__AIM OF THE EXERCISE__: Beginning with the line that contains "Reproduce this chart with matplotlib." and ending with the line that contains "ax.plot(xf, yf, color='#555555', lw=0.9)", reproduce each line exactly; include both and add nothing.

__SOURCE RECORDS__:
┄┄┄┄┄┄

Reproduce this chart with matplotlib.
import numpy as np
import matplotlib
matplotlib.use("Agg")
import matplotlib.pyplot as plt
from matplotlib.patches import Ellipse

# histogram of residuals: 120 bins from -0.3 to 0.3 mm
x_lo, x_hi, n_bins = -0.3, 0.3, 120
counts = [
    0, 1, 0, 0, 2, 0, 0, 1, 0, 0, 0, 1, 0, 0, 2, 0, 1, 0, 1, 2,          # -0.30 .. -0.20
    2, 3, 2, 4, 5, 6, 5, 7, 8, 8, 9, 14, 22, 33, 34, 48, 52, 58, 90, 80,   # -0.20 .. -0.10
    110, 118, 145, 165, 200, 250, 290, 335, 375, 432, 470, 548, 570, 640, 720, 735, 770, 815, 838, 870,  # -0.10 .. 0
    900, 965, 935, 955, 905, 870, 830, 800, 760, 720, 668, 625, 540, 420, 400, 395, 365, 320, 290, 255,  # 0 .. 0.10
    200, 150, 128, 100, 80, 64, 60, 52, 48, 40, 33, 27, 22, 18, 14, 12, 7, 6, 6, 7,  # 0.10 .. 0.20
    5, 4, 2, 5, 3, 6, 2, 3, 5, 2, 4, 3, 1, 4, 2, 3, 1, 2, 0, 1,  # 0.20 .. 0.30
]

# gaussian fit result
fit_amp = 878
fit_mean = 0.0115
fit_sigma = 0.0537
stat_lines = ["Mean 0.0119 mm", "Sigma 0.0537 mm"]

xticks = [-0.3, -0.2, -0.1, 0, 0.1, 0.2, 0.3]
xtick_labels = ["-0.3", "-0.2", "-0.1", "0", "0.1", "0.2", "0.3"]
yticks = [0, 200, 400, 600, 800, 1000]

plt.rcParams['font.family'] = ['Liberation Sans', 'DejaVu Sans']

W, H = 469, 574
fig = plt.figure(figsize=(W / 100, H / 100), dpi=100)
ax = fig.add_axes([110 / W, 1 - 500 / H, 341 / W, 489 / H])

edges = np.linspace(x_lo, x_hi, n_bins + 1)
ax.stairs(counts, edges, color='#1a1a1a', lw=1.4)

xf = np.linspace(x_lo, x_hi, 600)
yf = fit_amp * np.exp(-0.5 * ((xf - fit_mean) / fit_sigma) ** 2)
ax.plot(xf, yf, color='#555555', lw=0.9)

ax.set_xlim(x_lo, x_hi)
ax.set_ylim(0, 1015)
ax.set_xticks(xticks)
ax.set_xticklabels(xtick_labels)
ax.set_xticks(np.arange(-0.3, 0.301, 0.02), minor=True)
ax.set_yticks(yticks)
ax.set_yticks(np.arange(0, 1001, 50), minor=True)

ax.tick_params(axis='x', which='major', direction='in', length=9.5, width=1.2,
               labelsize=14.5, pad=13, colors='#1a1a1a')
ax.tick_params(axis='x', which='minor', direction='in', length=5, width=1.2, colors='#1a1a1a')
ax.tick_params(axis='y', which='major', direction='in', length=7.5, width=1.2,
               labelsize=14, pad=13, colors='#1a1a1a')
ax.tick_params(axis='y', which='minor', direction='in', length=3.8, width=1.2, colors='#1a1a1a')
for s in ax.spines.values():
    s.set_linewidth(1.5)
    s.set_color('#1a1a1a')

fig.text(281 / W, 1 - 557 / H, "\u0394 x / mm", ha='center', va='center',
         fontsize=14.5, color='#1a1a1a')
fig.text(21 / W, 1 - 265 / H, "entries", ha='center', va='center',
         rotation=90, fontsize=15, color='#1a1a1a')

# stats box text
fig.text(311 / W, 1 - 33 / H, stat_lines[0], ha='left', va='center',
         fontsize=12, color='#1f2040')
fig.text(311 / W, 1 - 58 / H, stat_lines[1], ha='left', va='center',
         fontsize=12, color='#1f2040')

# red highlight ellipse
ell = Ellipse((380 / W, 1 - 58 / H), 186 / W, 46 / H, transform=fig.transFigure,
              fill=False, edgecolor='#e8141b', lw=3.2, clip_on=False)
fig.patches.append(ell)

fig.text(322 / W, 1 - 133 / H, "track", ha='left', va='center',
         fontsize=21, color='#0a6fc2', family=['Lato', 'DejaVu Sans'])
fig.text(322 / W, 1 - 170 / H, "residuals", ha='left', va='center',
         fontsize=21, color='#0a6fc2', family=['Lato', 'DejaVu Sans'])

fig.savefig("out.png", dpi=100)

┄┄┄┄┄┄

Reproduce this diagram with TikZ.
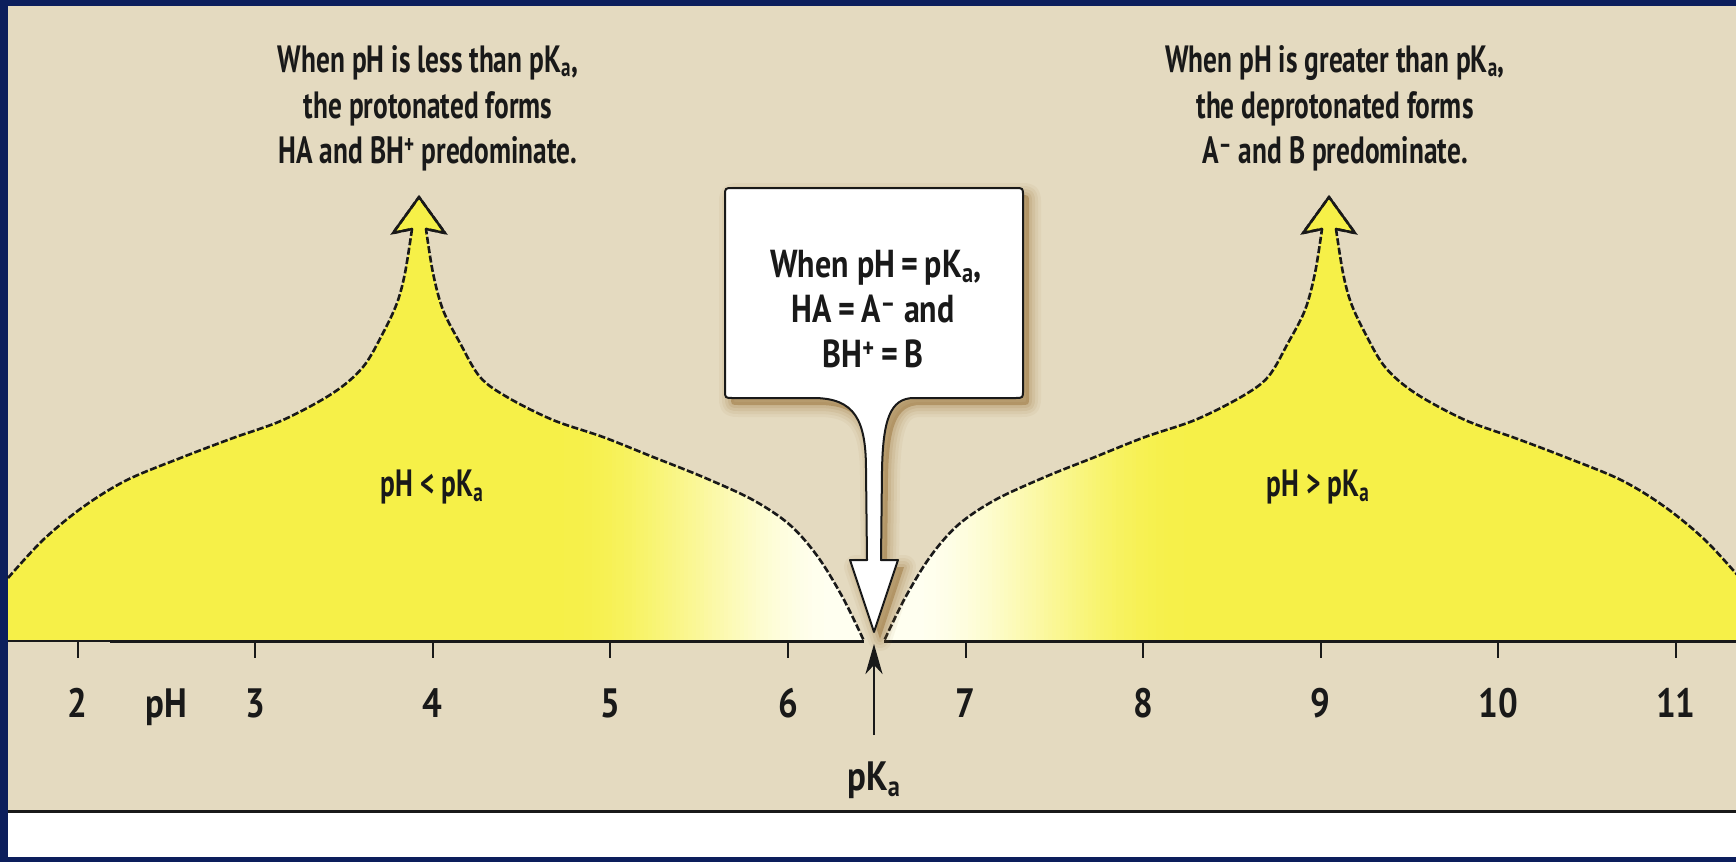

┄┄┄┄┄┄

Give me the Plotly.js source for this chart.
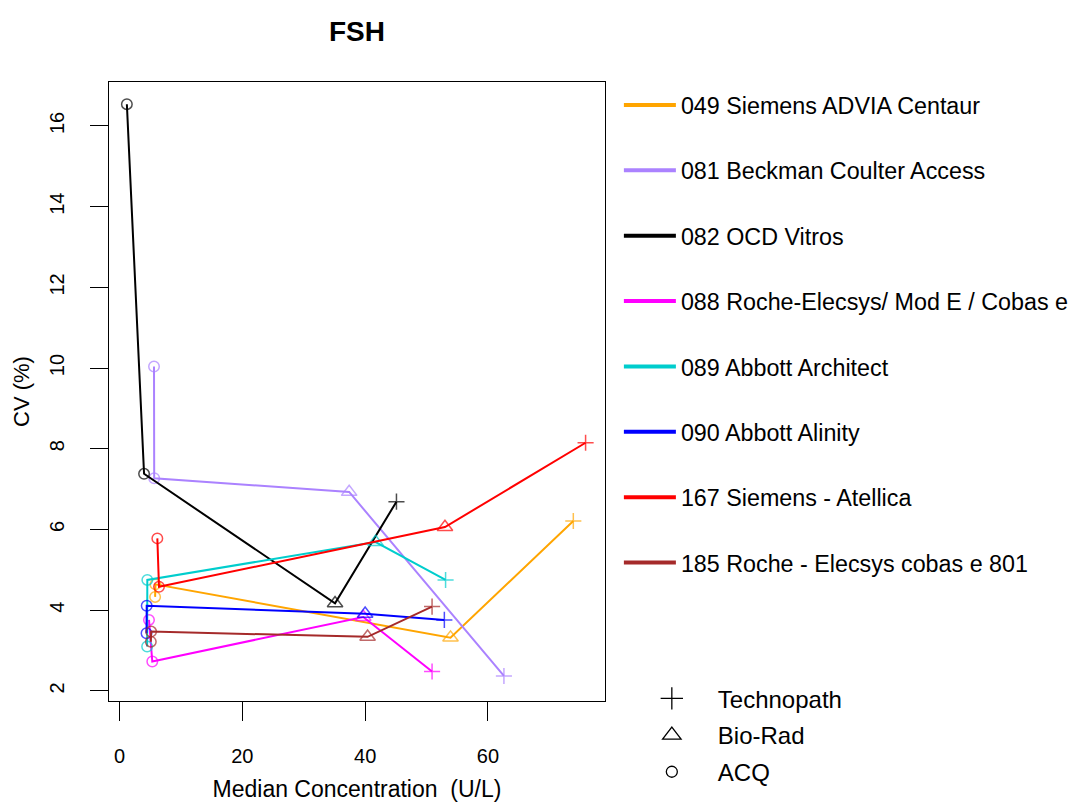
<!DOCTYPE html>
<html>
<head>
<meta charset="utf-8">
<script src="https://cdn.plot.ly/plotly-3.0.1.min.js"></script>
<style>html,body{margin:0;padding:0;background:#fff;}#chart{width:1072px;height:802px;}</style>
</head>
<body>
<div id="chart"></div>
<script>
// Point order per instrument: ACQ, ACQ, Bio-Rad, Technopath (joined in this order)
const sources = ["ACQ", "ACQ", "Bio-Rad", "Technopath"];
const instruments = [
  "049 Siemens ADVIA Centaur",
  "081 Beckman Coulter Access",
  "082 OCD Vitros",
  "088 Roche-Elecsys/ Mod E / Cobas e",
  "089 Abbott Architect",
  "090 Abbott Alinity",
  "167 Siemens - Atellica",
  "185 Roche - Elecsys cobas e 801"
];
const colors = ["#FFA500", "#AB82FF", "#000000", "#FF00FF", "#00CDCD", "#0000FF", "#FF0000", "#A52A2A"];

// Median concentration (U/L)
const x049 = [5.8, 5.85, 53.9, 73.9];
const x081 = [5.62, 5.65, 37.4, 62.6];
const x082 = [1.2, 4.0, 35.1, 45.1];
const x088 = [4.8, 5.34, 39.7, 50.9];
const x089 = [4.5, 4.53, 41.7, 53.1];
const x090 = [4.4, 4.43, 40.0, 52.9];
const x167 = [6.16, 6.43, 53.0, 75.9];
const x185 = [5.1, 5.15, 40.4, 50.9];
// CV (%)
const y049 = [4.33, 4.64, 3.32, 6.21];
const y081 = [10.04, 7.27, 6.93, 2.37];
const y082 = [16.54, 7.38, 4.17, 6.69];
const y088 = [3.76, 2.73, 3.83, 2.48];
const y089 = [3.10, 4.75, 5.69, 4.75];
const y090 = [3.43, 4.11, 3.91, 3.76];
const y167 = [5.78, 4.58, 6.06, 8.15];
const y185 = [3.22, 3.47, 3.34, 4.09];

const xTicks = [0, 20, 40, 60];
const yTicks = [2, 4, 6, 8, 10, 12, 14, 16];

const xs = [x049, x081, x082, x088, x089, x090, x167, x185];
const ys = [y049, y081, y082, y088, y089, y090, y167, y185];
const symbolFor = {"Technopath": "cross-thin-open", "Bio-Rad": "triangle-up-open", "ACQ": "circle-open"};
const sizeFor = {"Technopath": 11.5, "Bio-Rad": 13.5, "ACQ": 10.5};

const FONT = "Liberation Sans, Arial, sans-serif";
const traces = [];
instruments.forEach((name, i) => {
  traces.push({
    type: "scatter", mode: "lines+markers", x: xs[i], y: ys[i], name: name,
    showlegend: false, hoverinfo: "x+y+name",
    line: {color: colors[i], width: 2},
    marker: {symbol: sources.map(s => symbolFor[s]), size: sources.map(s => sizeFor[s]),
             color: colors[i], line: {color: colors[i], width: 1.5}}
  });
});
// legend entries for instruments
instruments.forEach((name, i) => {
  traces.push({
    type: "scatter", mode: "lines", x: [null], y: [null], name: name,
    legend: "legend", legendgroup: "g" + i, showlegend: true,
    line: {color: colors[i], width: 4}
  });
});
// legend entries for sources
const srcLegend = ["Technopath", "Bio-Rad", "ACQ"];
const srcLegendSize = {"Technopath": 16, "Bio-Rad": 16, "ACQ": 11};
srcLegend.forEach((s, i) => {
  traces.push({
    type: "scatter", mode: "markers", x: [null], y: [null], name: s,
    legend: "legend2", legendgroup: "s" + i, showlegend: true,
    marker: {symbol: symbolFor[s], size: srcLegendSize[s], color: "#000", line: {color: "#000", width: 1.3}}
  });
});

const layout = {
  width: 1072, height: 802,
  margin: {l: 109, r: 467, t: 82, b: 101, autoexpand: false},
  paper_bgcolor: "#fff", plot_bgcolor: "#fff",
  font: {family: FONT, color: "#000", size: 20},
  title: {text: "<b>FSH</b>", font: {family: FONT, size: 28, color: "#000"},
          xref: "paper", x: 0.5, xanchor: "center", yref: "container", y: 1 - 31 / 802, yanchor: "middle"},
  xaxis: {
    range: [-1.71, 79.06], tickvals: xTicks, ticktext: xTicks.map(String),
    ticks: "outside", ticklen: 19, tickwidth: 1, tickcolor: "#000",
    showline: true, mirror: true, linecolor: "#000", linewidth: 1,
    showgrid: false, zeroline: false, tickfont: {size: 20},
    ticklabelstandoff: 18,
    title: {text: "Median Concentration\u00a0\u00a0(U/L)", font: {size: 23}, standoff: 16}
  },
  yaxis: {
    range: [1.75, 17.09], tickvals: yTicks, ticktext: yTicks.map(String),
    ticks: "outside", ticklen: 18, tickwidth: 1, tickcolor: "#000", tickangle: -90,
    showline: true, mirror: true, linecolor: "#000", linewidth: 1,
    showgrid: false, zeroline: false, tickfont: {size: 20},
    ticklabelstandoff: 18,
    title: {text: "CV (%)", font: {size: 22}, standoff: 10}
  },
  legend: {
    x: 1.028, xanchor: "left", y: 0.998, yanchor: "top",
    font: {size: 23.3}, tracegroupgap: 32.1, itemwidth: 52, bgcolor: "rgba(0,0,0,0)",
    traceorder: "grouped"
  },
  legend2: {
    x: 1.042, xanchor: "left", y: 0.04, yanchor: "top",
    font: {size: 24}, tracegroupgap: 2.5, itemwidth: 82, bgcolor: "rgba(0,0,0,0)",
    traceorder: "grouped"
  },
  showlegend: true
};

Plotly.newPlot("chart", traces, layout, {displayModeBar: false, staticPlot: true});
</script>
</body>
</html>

┄┄┄┄┄┄

__REPLY__:
Reproduce this chart with matplotlib.
import numpy as np
import matplotlib
matplotlib.use("Agg")
import matplotlib.pyplot as plt
from matplotlib.patches import Ellipse

# histogram of residuals: 120 bins from -0.3 to 0.3 mm
x_lo, x_hi, n_bins = -0.3, 0.3, 120
counts = [
    0, 1, 0, 0, 2, 0, 0, 1, 0, 0, 0, 1, 0, 0, 2, 0, 1, 0, 1, 2,          # -0.30 .. -0.20
    2, 3, 2, 4, 5, 6, 5, 7, 8, 8, 9, 14, 22, 33, 34, 48, 52, 58, 90, 80,   # -0.20 .. -0.10
    110, 118, 145, 165, 200, 250, 290, 335, 375, 432, 470, 548, 570, 640, 720, 735, 770, 815, 838, 870,  # -0.10 .. 0
    900, 965, 935, 955, 905, 870, 830, 800, 760, 720, 668, 625, 540, 420, 400, 395, 365, 320, 290, 255,  # 0 .. 0.10
    200, 150, 128, 100, 80, 64, 60, 52, 48, 40, 33, 27, 22, 18, 14, 12, 7, 6, 6, 7,  # 0.10 .. 0.20
    5, 4, 2, 5, 3, 6, 2, 3, 5, 2, 4, 3, 1, 4, 2, 3, 1, 2, 0, 1,  # 0.20 .. 0.30
]

# gaussian fit result
fit_amp = 878
fit_mean = 0.0115
fit_sigma = 0.0537
stat_lines = ["Mean 0.0119 mm", "Sigma 0.0537 mm"]

xticks = [-0.3, -0.2, -0.1, 0, 0.1, 0.2, 0.3]
xtick_labels = ["-0.3", "-0.2", "-0.1", "0", "0.1", "0.2", "0.3"]
yticks = [0, 200, 400, 600, 800, 1000]

plt.rcParams['font.family'] = ['Liberation Sans', 'DejaVu Sans']

W, H = 469, 574
fig = plt.figure(figsize=(W / 100, H / 100), dpi=100)
ax = fig.add_axes([110 / W, 1 - 500 / H, 341 / W, 489 / H])

edges = np.linspace(x_lo, x_hi, n_bins + 1)
ax.stairs(counts, edges, color='#1a1a1a', lw=1.4)

xf = np.linspace(x_lo, x_hi, 600)
yf = fit_amp * np.exp(-0.5 * ((xf - fit_mean) / fit_sigma) ** 2)
ax.plot(xf, yf, color='#555555', lw=0.9)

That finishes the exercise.